Monday, October 8, 2012

Columbus and Myths of All Sorts

--Today is the federal holiday that celebrates Columbus Day; I'm willing to wager serious money that most of us don't have the day off.  When your mail doesn't arrive, you can take a minute to remember Columbus, who wanted to find a shorter trade route, but failed miserably in that goal.  Still, most of us think of him as a success.

--What lessons can we creative types learn from Columbus?  Many of us start off with a vision for where we'd like to go, perhaps even with five and ten year plans. Yet if we're open to some alternate paths, we might find ourselves making intriguing discoveries that we'd never have made, had we stuck religiously to our original plans.
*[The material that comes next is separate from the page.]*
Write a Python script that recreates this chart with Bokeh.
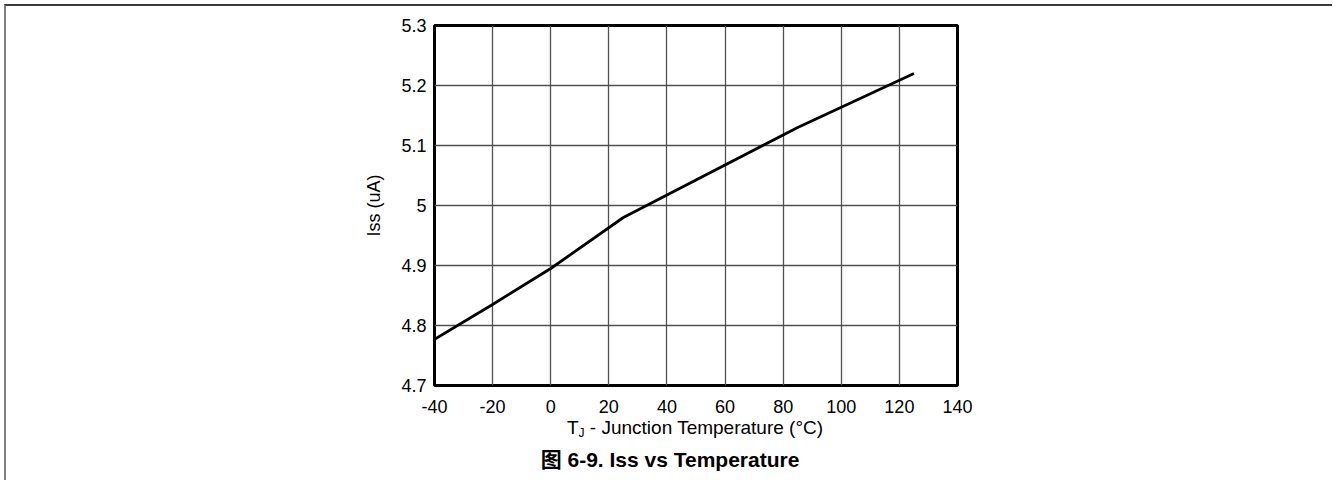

--We tend to think of Columbus as being one of the few to realize that the earth was round, but that's a myth.  Garrison Keilor's The Writer's Almanac post for today reminds us:  "Legend has it that only Columbus believed the earth was round, but that's not true; most educated Europeans at the time knew the earth wasn't flat. However, the Ottoman Empire had cut off land and sea routes to the islands of Asia. Columbus became obsessed with finding a western sea route, but he miscalculated the world's size, and he didn't know the Pacific Ocean existed."

--I need to start thinking about mythology in other ways too.  In two months, I need to be finishing an academic essay in which I talk about women poets using Greek mythology to talk about work, more specifically work outside the home.  If you've got poems out there that use Greek myth to talk about the workplace as women experience it, I'd love a copy of those poems.  I've got lots of books to look through, but I'm aware that there's a wealth of poems published individually which will be hard for me to find.  If you don't want to comment publicly here, feel free to send me an e-mail:  kristinlba at aol.com.

--Even if I can't refer to the works of anyone else, I've got my own work.

--Speaking of my own work, I should look through my old poetry notebooks.  I first write and revise poems on legal pads, and then, later (sometimes months or years later), I type them into the computer, making any last revisions that I can see.  Lately, the typing into the computer part of the process has gotten neglected.

--I need to do this not only for my academic essay but for my Fall submissions.  The journal Slant only accepts submissions until Nov. 15, and they've always liked my poems based on mythology best.

--And thinking about mythology always gives me an entry into new poems to write, as does history.  I have Halloween on the brain, and global warming, and the treasures that Columbus did find (tomatoes!  peppers!  chocolate!).  Could these swirl into a poem?